A bad website also limits your ability to gather valuable customer data and insights. Modern websites should serve as powerful tools for understanding user behaviour, preferences, and conversion patterns. When your site fails to engage visitors or track interactions effectively, you lose critical information that could inform better business decisions.

Long-term Business Implications

The cumulative effect of these various costs creates a compound problem that becomes more expensive to fix over time. As your competitors establish stronger online presences and capture greater market share, catching up becomes increasingly difficult and costly. What might have been a manageable website improvement project becomes a complete overhaul necessity.
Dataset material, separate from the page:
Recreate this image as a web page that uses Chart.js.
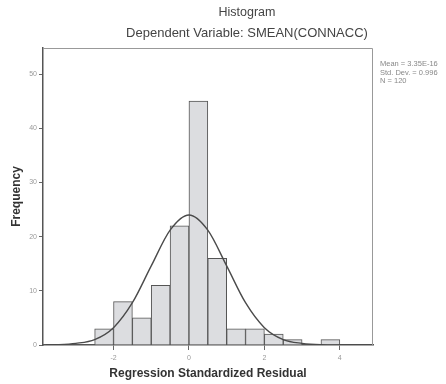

Your bad website also affects employee morale and productivity. Sales teams struggle to direct prospects to online resources, marketing departments fight against poor conversion rates, and customer service staff handle unnecessary complaints about website functionality. These internal costs might not appear on your web development budget, but they represent real expenses that impact your organisation's overall efficiency.

The solution isn't necessarily throwing more money at the problem, but rather making strategic investments in website improvements that address the root causes of poor performance. Understanding the true cost of a bad website helps justify the investment in proper web development and ensures that short-term savings don't create long-term financial damage.